Despite the boyfriend's history of violence, the mother confirmed at the hearing that she wishes to marry him and wants him to be involved in the children's lives. Family Court characterized the mother's "lifestyle" as one of "ongoing chaos" and noted her inability to cope with stress, including during the trial. By contrast, the father is able to provide a safe and stable household for the children with support from his mother and sister. The record further establishes that, since the commencement of these proceedings, the father has provided for the medical, educational and day-to-day needs of the children with virtually no involvement of the mother. Upon our independent review of the record, including the transcript of the Lincoln hearing,[FN1] and according appropriate deference to Family Court's credibility determinations, we find that the court's award of sole legal and primary physical custody of the children to the father is supported by a sound and substantial basis in the record (see Matter of William EE. v Christy FF., 151 AD3d 1196, 1198-1199 ; Matter of Andrew S. v Robin T., 145 AD3d 1209, 1212 ; Matter of Jarren S. v Shaming T., 117 AD3d 1109, 1111 ).

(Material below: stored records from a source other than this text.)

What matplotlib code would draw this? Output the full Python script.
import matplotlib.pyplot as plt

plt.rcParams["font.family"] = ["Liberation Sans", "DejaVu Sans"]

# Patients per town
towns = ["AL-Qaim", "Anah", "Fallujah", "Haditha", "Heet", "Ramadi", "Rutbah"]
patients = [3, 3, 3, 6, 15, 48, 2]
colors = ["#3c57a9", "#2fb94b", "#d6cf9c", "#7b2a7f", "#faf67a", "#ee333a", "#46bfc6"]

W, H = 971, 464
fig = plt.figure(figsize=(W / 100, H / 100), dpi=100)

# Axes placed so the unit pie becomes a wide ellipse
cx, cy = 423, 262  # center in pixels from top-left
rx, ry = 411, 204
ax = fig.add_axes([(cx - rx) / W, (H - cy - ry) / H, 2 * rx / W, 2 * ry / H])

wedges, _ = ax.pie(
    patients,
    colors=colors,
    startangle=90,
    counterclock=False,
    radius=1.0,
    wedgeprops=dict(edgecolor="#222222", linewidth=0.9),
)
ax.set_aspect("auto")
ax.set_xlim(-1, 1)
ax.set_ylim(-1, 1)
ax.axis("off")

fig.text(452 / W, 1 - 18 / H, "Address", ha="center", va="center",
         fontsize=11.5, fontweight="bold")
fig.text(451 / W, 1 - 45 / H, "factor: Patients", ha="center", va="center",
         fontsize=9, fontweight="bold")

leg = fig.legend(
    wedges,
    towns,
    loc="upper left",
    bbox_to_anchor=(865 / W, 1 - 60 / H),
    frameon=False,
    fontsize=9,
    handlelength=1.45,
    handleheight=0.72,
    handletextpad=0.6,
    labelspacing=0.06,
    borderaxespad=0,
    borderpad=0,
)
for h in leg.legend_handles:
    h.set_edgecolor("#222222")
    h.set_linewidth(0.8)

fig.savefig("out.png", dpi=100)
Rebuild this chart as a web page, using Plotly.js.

Finally, we decline to disturb the parenting time schedule fashioned by Family Court. While the schedule reduces the parenting time afforded to the mother under the prior custody order, it continues to provide her with regular and meaningful access to the children (see Matter of LaBaff v Dennis, 160 AD3d 1096, 1097-1098 ; Matter of William EE. v Christy FF., 151 AD3d at 1199; Matter of Coleman v Millington, 140 AD3d 1245, 1247 ).
Garry, P.J., McCarthy, Lynch and Devine, JJ., concur.
ORDERED that the order is affirmed, without costs.Footnotes
Footnote 1:Regrettably, Family Court's decision references certain portions of the children's testimony during the Lincoln hearing. While such disclosures do not constitute an independent basis for disturbing the underlying custodial determination, we reiterate that "a child's right to confidentiality during a Lincoln hearing is of paramount concern and Family Court should, in the future, ensure that what transpires during the course thereof remains confidential" (Matter of O'Hara v DeMarsh, 161 AD3d 1271, 1273 ; see Matter of Romero v Guzman, 158 AD3d 997, 1001 , lv denied ___ NY3d ___ [June 7, 2018]).